On "100 Years," Nancy sings how she'll hold out for her ideal mate. A summary of this song is in the closing lyrics: "For me true love could be 100 years away, and if it is, I'll wait."
As for "You Only Live Twice," it's the best James Bond song hands down, with its beautiful strings and the words explaining the title track, "One life for yourself and one life for your dreams." I have major beef with Robbie Williams for sampling such a lovely song like "You Only Live Twice" for his piddling song "Millennium." "Twice" and "Peaches" are the two best reasons for buying this album.
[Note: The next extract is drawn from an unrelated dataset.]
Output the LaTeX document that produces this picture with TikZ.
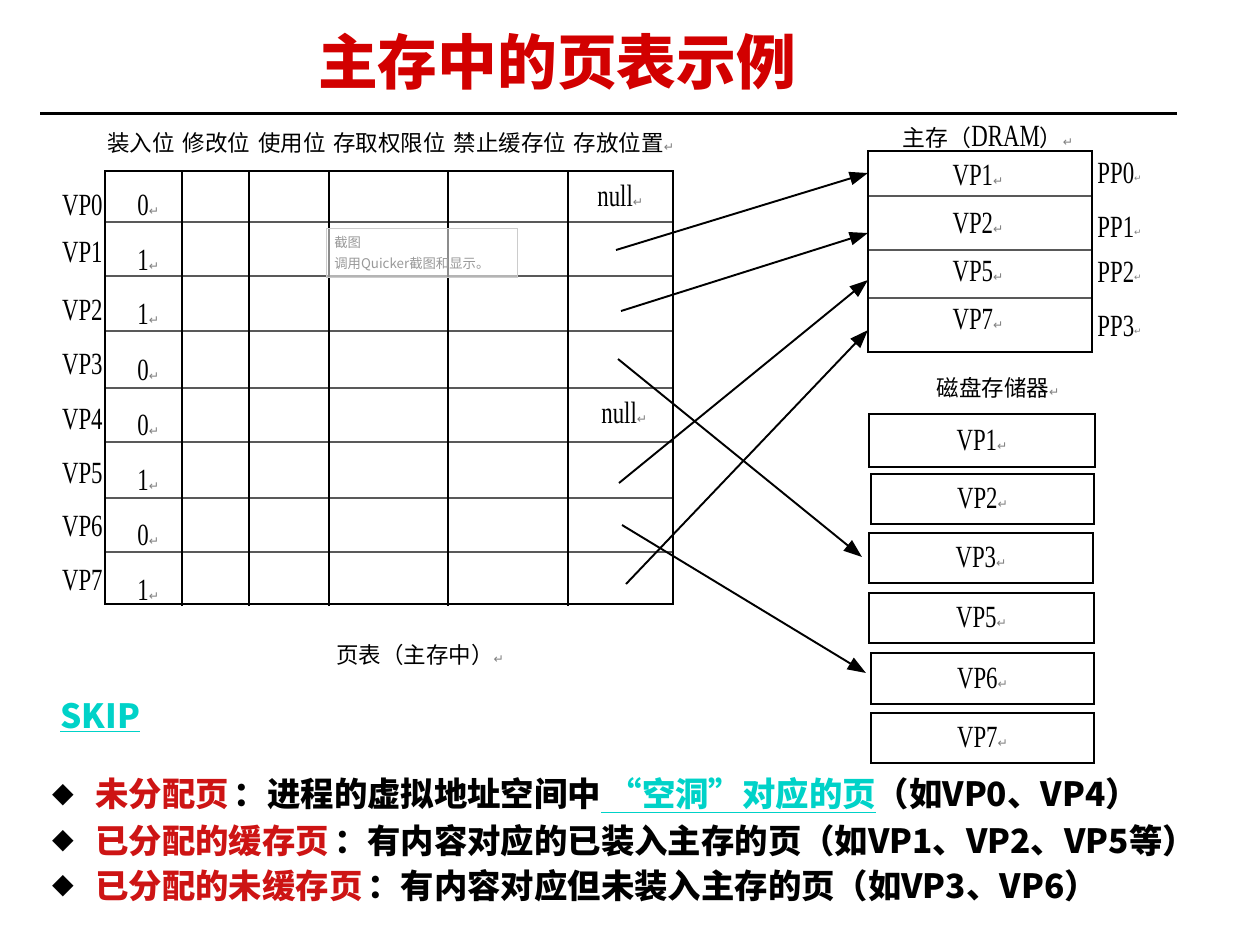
\documentclass[tikz,border=0pt]{standalone}
\usepackage{fontspec}
\usepackage{graphicx}
\usetikzlibrary{arrows.meta}
\setmainfont{Liberation Serif}
\newfontfamily\cjk{Noto Sans CJK SC}
\newfontfamily\dejavu{DejaVu Sans}
\definecolor{titlered}{RGB}{210,0,0}
\definecolor{txtred}{RGB}{205,20,20}
\definecolor{teal2}{RGB}{0,210,200}
\newcommand\rt{{\color{gray}\dejavu\fontsize{7pt}{8pt}\selectfont ↵}}
\newcommand\tl[1]{\scalebox{1}[1.35]{#1}}
\begin{document}
\begin{tikzpicture}[x=0.02cm,y=-0.02cm,
  lat/.style={inner sep=0pt,font=\fontsize{13pt}{14pt}\selectfont},
  cj/.style={inner sep=0pt,font=\cjk\fontsize{12.8pt}{14pt}\selectfont},
  rowline/.style={draw=black!65,line width=1.3pt},
  colline/.style={draw=black,line width=0.8pt},
  arr/.style={-{Triangle[length=10.5pt,width=7.5pt]},line width=1.1pt},
  bul/.style={inner sep=0pt,anchor=west,font=\cjk\bfseries\fontsize{19pt}{22pt}\selectfont},
]
\useasboundingbox (0,0) rectangle (1237,941);
% title
\node[inner sep=0pt,text=titlered,font=\cjk\bfseries\fontsize{34pt}{38pt}\selectfont] (title) at (557,62) {主存中的页表示例};
\draw[line width=1.7pt] (40,113) -- (1177,113);
% header
\node[cj,anchor=west] (hdr) at (107,143) {装入位\hspace{0.35em}修改位\hspace{0.35em}使用位\hspace{0.35em}存取权限位\hspace{0.35em}禁止缓存位\hspace{0.35em}存放位置\rt};
% table
\foreach \y in {222,276,331,388,442,498,552} \draw[rowline] (105,\y) -- (673,\y);
\foreach \x in {182,249,329,448,568} \draw[colline] (\x,171) -- (\x,606);
\draw[line width=1pt] (105,171) rectangle (673,604);
% row labels
\foreach \n/\y in {0/205,1/253,2/311,3/365,4/420,5/474,6/527,7/581}
  \node[lat,anchor=east] (vp\n) at (103,\y) {\tl{VP\n}};
\foreach \n/\v/\y in {0/0/205,1/1/260,2/1/314,3/0/370,4/0/425,5/1/480,6/0/535,7/1/590}
  \node[lat,anchor=west] (b\n) at (137,\y) {\tl{\v}\rt};
\node[lat,anchor=west] (null0) at (597,196) {\tl{null}\rt};
\node[lat,anchor=west] (null4) at (601,413) {\tl{null}\rt};
% tooltip
\node[draw=black!20,fill=white,fill opacity=0.55,text opacity=1,minimum width=3.82cm,minimum height=0.98cm,inner sep=0pt] (tip) at (421.5,252.5) {};
\node[inner sep=0pt,anchor=west,text=black!40,font=\cjk\fontsize{7.6pt}{9pt}\selectfont] (tip1) at (334,242) {截图};
\node[inner sep=0pt,anchor=west,text=black!40,font=\cjk\fontsize{7.6pt}{9pt}\selectfont] (tip2) at (334,264) {调用Quicker截图和显示。};
\node[cj,anchor=center] (cap) at (420,655) {页表（主存中）\rt};
% DRAM
\node[inner sep=0pt,font=\fontsize{13pt}{14pt}\selectfont] (dramt) at (988,137) {{\cjk 主存（}\tl{DRAM}{\cjk ）}\rt};
\foreach \y in {196,250,298} \draw[rowline] (868,\y) -- (1092,\y);
\draw[line width=1pt] (868,151) rectangle (1092,352);
\foreach \n/\t/\y in {1/VP1/176,2/VP2/224,3/VP5/272,4/VP7/320}
  \node[lat] (m\n) at (978,\y) {\tl{\t}\rt};
\foreach \n/\y in {0/173,1/227,2/272,3/326}
  \node[lat,anchor=west] (pp\n) at (1097,\y) {\tl{PP\n}{\color{gray}\fontsize{5pt}{6pt}\selectfont\raisebox{1pt}{\dejavu ↵}}};
% disk
\node[cj] (diskt) at (998,388) {磁盘存储器\rt};
\foreach \n/\t/\a/\b/\c/\d in {1/VP1/869/414/1095/467,2/VP2/871/474/1094/524,3/VP3/869/533/1093/583,4/VP5/869/593/1094/643,5/VP6/871/653/1094/704,6/VP7/871/713/1094/763}{
  \draw[line width=1pt] (\a,\b) rectangle (\c,\d);
  \node[lat] (d\n) at ({(\a+\c)/2},{(\b+\d)/2}) {\tl{\t}\rt};
}
% arrows
\coordinate (s1) at (616,250); \coordinate (e1) at (868,173);
\coordinate (s2) at (621,311); \coordinate (e2) at (868,233);
\coordinate (s3) at (618,359); \coordinate (e3) at (862,557);
\coordinate (s5) at (619,483); \coordinate (e5) at (868,280);
\coordinate (s6) at (622,525); \coordinate (e6) at (866,673);
\coordinate (s7) at (626,584); \coordinate (e7) at (868,330);
\foreach \i in {1,2,3,5,6,7} \draw[arr] (s\i) -- (e\i);
% SKIP and bullets
\node[bul,text=teal2] (skip) at (60,718) {\underline{SKIP}};
\foreach \i/\y in {1/795,2/841,3/886}
  \node[inner sep=0pt,font=\dejavu\fontsize{16pt}{18pt}\selectfont] (dia\i) at (63,\y) {◆};
\node[bul] (l1) at (95,795) {\textcolor{txtred}{未分配页}\hspace{0.15em}：进程的虚拟地址空间中\textcolor{teal2}{\underline{\ “空洞”对应的页}}（如VP0、VP4）};
\node[bul] (l2) at (95,841) {\textcolor{txtred}{已分配的缓存页}\hspace{0.15em}：有内容对应的已装入主存的页（如VP1、VP2、VP5等）};
\node[bul] (l3) at (95,886) {\textcolor{txtred}{已分配的未缓存页}\hspace{0.15em}：有内容对应但未装入主存的页（如VP3、VP6）};
\end{tikzpicture}
\end{document}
Other bits: she does a decent cover of Dusty Springfield's "Wishin' And Hopin'." And there's yet another duet with her "dear old Dad." While I like "Life's A Trippy Thing" better than "Somethin' Stupid," it clearly shows her to be on the non-hip "goodies" side. "Getting stoned on sunshine, getting high on air." is clearly a dig at the hippie scene. She'd be marching along with Petula Clark, Dusty Springfield, and Lulu. "Shades" and "Hutchison Jail" play a little on the country side.
A change of style for Nancy, but made wonderful by her singing them so well and coming out on her own instead of being eclipsed by her famous father.